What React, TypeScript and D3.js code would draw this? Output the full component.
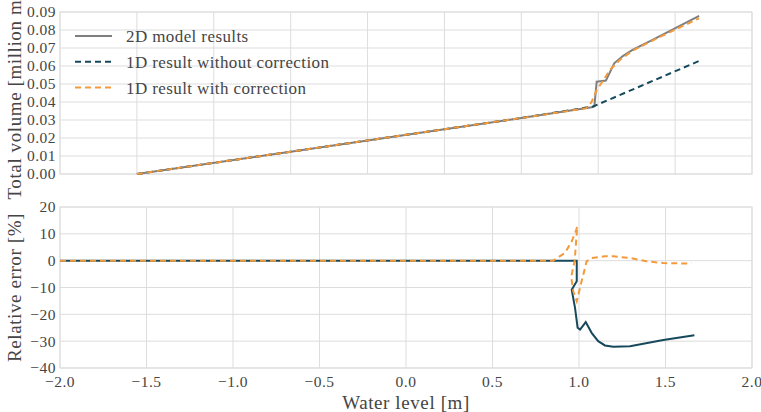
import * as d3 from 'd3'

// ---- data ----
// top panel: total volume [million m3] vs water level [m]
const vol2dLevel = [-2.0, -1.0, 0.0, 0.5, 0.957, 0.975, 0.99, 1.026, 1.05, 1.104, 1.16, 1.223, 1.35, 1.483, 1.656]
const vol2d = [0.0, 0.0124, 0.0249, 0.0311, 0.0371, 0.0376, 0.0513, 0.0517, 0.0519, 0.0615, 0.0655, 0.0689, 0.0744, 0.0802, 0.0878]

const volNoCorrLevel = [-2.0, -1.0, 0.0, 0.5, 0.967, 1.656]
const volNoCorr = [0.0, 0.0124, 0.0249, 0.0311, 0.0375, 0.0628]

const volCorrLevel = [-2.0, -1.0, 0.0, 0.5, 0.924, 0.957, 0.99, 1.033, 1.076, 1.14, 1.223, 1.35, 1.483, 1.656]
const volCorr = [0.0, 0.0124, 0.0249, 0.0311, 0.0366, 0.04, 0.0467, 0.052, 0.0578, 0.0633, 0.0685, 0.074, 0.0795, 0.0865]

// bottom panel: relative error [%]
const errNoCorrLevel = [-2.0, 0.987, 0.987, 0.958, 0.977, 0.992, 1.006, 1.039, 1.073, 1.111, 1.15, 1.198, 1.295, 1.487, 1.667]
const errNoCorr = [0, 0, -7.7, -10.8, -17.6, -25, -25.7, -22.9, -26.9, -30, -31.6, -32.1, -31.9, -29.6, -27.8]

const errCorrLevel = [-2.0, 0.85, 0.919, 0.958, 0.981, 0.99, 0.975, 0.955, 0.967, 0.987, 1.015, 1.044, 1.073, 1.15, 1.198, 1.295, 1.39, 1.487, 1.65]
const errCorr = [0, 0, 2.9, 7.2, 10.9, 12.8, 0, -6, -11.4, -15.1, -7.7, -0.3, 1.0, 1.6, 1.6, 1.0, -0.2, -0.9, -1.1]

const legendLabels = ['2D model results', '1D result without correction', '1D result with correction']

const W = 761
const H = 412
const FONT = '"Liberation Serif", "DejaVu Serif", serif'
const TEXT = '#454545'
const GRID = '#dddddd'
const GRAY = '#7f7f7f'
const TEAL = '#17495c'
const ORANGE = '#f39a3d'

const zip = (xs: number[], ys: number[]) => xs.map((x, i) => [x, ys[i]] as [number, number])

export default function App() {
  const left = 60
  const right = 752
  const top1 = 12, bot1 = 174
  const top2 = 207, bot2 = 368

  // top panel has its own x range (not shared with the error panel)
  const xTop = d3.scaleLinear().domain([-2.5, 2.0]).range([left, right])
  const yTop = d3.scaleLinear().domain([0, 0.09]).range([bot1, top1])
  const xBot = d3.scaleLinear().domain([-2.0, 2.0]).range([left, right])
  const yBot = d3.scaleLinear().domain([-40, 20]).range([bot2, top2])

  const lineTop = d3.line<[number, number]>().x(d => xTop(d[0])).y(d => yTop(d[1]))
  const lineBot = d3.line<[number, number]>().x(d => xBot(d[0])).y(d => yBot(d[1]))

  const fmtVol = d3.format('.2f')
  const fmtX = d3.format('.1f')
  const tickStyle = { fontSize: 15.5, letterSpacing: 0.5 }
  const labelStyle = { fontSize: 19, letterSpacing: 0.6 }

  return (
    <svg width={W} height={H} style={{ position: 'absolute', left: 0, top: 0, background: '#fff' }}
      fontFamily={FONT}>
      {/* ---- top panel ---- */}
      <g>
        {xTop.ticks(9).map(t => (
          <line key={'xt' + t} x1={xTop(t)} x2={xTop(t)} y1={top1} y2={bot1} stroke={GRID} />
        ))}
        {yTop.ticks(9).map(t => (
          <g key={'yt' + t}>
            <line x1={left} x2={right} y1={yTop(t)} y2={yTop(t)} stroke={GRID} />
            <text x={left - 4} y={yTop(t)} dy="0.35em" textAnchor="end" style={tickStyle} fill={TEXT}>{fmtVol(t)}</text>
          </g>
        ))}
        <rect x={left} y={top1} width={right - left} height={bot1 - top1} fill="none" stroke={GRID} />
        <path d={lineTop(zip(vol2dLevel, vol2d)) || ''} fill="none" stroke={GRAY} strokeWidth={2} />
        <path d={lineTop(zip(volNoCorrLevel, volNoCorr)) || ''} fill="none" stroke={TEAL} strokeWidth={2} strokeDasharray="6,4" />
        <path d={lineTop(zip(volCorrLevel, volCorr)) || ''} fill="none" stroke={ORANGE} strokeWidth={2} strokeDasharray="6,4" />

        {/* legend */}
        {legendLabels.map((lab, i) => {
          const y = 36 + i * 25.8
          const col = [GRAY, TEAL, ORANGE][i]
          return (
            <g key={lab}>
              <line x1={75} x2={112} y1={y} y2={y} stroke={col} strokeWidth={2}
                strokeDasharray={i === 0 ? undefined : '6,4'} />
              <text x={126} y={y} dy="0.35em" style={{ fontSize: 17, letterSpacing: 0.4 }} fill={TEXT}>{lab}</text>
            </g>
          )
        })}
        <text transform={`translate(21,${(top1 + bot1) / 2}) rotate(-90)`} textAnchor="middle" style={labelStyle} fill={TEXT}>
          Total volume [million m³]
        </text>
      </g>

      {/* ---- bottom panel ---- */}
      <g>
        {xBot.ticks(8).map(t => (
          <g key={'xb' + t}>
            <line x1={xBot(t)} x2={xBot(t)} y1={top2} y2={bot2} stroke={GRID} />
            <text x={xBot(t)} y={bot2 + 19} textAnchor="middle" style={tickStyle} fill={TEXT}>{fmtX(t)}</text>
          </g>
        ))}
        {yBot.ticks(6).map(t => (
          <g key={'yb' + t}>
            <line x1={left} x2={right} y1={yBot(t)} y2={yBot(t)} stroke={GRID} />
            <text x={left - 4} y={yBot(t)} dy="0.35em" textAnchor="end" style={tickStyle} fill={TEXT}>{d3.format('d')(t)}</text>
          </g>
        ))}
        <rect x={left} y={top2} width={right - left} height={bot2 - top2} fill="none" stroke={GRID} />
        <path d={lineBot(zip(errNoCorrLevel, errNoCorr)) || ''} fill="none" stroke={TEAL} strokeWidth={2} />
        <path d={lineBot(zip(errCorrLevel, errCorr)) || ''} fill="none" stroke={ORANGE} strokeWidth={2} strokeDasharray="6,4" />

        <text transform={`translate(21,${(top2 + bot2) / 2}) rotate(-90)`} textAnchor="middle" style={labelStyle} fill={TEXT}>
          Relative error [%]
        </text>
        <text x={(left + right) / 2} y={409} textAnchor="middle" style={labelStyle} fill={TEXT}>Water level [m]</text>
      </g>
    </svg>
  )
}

* Exercise instructions:
Write out the listing above exactly as it stands, pictures excluded.

* Solution:
What React, TypeScript and D3.js code would draw this? Output the full component.
import * as d3 from 'd3'

// ---- data ----
// top panel: total volume [million m3] vs water level [m]
const vol2dLevel = [-2.0, -1.0, 0.0, 0.5, 0.957, 0.975, 0.99, 1.026, 1.05, 1.104, 1.16, 1.223, 1.35, 1.483, 1.656]
const vol2d = [0.0, 0.0124, 0.0249, 0.0311, 0.0371, 0.0376, 0.0513, 0.0517, 0.0519, 0.0615, 0.0655, 0.0689, 0.0744, 0.0802, 0.0878]

const volNoCorrLevel = [-2.0, -1.0, 0.0, 0.5, 0.967, 1.656]
const volNoCorr = [0.0, 0.0124, 0.0249, 0.0311, 0.0375, 0.0628]

const volCorrLevel = [-2.0, -1.0, 0.0, 0.5, 0.924, 0.957, 0.99, 1.033, 1.076, 1.14, 1.223, 1.35, 1.483, 1.656]
const volCorr = [0.0, 0.0124, 0.0249, 0.0311, 0.0366, 0.04, 0.0467, 0.052, 0.0578, 0.0633, 0.0685, 0.074, 0.0795, 0.0865]

// bottom panel: relative error [%]
const errNoCorrLevel = [-2.0, 0.987, 0.987, 0.958, 0.977, 0.992, 1.006, 1.039, 1.073, 1.111, 1.15, 1.198, 1.295, 1.487, 1.667]
const errNoCorr = [0, 0, -7.7, -10.8, -17.6, -25, -25.7, -22.9, -26.9, -30, -31.6, -32.1, -31.9, -29.6, -27.8]

const errCorrLevel = [-2.0, 0.85, 0.919, 0.958, 0.981, 0.99, 0.975, 0.955, 0.967, 0.987, 1.015, 1.044, 1.073, 1.15, 1.198, 1.295, 1.39, 1.487, 1.65]
const errCorr = [0, 0, 2.9, 7.2, 10.9, 12.8, 0, -6, -11.4, -15.1, -7.7, -0.3, 1.0, 1.6, 1.6, 1.0, -0.2, -0.9, -1.1]

const legendLabels = ['2D model results', '1D result without correction', '1D result with correction']

const W = 761
const H = 412
const FONT = '"Liberation Serif", "DejaVu Serif", serif'
const TEXT = '#454545'
const GRID = '#dddddd'
const GRAY = '#7f7f7f'
const TEAL = '#17495c'
const ORANGE = '#f39a3d'

const zip = (xs: number[], ys: number[]) => xs.map((x, i) => [x, ys[i]] as [number, number])

export default function App() {
  const left = 60
  const right = 752
  const top1 = 12, bot1 = 174
  const top2 = 207, bot2 = 368

  // top panel has its own x range (not shared with the error panel)
  const xTop = d3.scaleLinear().domain([-2.5, 2.0]).range([left, right])
  const yTop = d3.scaleLinear().domain([0, 0.09]).range([bot1, top1])
  const xBot = d3.scaleLinear().domain([-2.0, 2.0]).range([left, right])
  const yBot = d3.scaleLinear().domain([-40, 20]).range([bot2, top2])

  const lineTop = d3.line<[number, number]>().x(d => xTop(d[0])).y(d => yTop(d[1]))
  const lineBot = d3.line<[number, number]>().x(d => xBot(d[0])).y(d => yBot(d[1]))

  const fmtVol = d3.format('.2f')
  const fmtX = d3.format('.1f')
  const tickStyle = { fontSize: 15.5, letterSpacing: 0.5 }
  const labelStyle = { fontSize: 19, letterSpacing: 0.6 }

  return (
    <svg width={W} height={H} style={{ position: 'absolute', left: 0, top: 0, background: '#fff' }}
      fontFamily={FONT}>
      {/* ---- top panel ---- */}
      <g>
        {xTop.ticks(9).map(t => (
          <line key={'xt' + t} x1={xTop(t)} x2={xTop(t)} y1={top1} y2={bot1} stroke={GRID} />
        ))}
        {yTop.ticks(9).map(t => (
          <g key={'yt' + t}>
            <line x1={left} x2={right} y1={yTop(t)} y2={yTop(t)} stroke={GRID} />
            <text x={left - 4} y={yTop(t)} dy="0.35em" textAnchor="end" style={tickStyle} fill={TEXT}>{fmtVol(t)}</text>
          </g>
        ))}
        <rect x={left} y={top1} width={right - left} height={bot1 - top1} fill="none" stroke={GRID} />
        <path d={lineTop(zip(vol2dLevel, vol2d)) || ''} fill="none" stroke={GRAY} strokeWidth={2} />
        <path d={lineTop(zip(volNoCorrLevel, volNoCorr)) || ''} fill="none" stroke={TEAL} strokeWidth={2} strokeDasharray="6,4" />
        <path d={lineTop(zip(volCorrLevel, volCorr)) || ''} fill="none" stroke={ORANGE} strokeWidth={2} strokeDasharray="6,4" />

        {/* legend */}
        {legendLabels.map((lab, i) => {
          const y = 36 + i * 25.8
          const col = [GRAY, TEAL, ORANGE][i]
          return (
            <g key={lab}>
              <line x1={75} x2={112} y1={y} y2={y} stroke={col} strokeWidth={2}
                strokeDasharray={i === 0 ? undefined : '6,4'} />
              <text x={126} y={y} dy="0.35em" style={{ fontSize: 17, letterSpacing: 0.4 }} fill={TEXT}>{lab}</text>
            </g>
          )
        })}
        <text transform={`translate(21,${(top1 + bot1) / 2}) rotate(-90)`} textAnchor="middle" style={labelStyle} fill={TEXT}>
          Total volume [million m³]
        </text>
      </g>

      {/* ---- bottom panel ---- */}
      <g>
        {xBot.ticks(8).map(t => (
          <g key={'xb' + t}>
            <line x1={xBot(t)} x2={xBot(t)} y1={top2} y2={bot2} stroke={GRID} />
            <text x={xBot(t)} y={bot2 + 19} textAnchor="middle" style={tickStyle} fill={TEXT}>{fmtX(t)}</text>
          </g>
        ))}
        {yBot.ticks(6).map(t => (
          <g key={'yb' + t}>
            <line x1={left} x2={right} y1={yBot(t)} y2={yBot(t)} stroke={GRID} />
            <text x={left - 4} y={yBot(t)} dy="0.35em" textAnchor="end" style={tickStyle} fill={TEXT}>{d3.format('d')(t)}</text>
          </g>
        ))}
        <rect x={left} y={top2} width={right - left} height={bot2 - top2} fill="none" stroke={GRID} />
        <path d={lineBot(zip(errNoCorrLevel, errNoCorr)) || ''} fill="none" stroke={TEAL} strokeWidth={2} />
        <path d={lineBot(zip(errCorrLevel, errCorr)) || ''} fill="none" stroke={ORANGE} strokeWidth={2} strokeDasharray="6,4" />

        <text transform={`translate(21,${(top2 + bot2) / 2}) rotate(-90)`} textAnchor="middle" style={labelStyle} fill={TEXT}>
          Relative error [%]
        </text>
        <text x={(left + right) / 2} y={409} textAnchor="middle" style={labelStyle} fill={TEXT}>Water level [m]</text>
      </g>
    </svg>
  )
}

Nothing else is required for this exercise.